Weissbach’s work to develop into a more aggressive, versatile presence helped increase his offensive production this season. He hit the 20-goal mark and upped his point total from 37 to 47 in 69 regular-season games, two more than last year.

In the Calder Cup Playoffs, he has registered one goal and six points in seven outings. He returned Tuesday from an upper-body injury that sidelined him two games, recording an assist in the Amerks’ 5-1 win in Hershey.

“I’ve added a lot of it this year, especially in the playoffs when it’s a little tougher environment,” said Weissbach, who suffered a season-ending concussion in the Amerks’ playoff opener last year. “You want to be that guy that the coach … can lean on, put out there and play a 200-foot game.”

So far, the 5-foot-9, 177-pound Swede hasn’t earned a recall to Buffalo. The Sabres stayed remarkably healthy up front this season, rarely summoning any forwards from Rochester.

In another year, Weissbach, a seventh-round pick in 2017, 192nd overall, might’ve received his first look.

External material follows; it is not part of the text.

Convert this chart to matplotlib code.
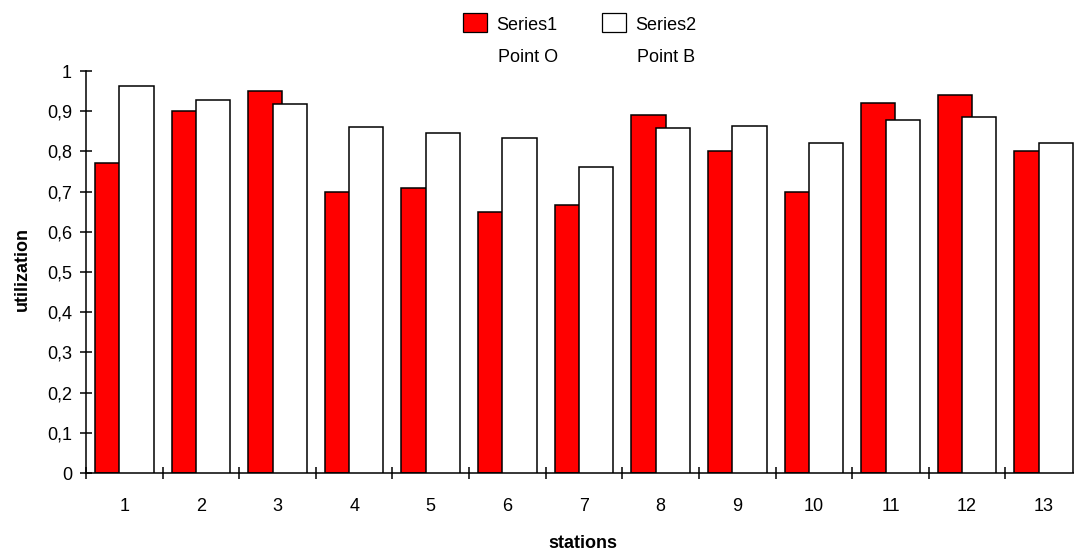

“There’s not much you can do as a player except for just playing your game and hopefully someone notices,” Weissbach said. “There wasn’t many injuries up there this year and they had a hell of a year as a team. But I’m just happy where I am around here.”

If a trip to Buffalo materializes, Weissbach would likely skate on the third or fourth line. Appert said he wants to point everyone “on a path to being a full-time NHL player.” Weissbach’s recent additions to his game make him better suited for a possible checking role.

“How can we help point you in a direction that will end up being in the NHL?” Appert said. “And that’s his path. Top-six jobs, just skill jobs, guys who just score goals and don’t check, don’t win battles all the time, there’s not many of those in the world.”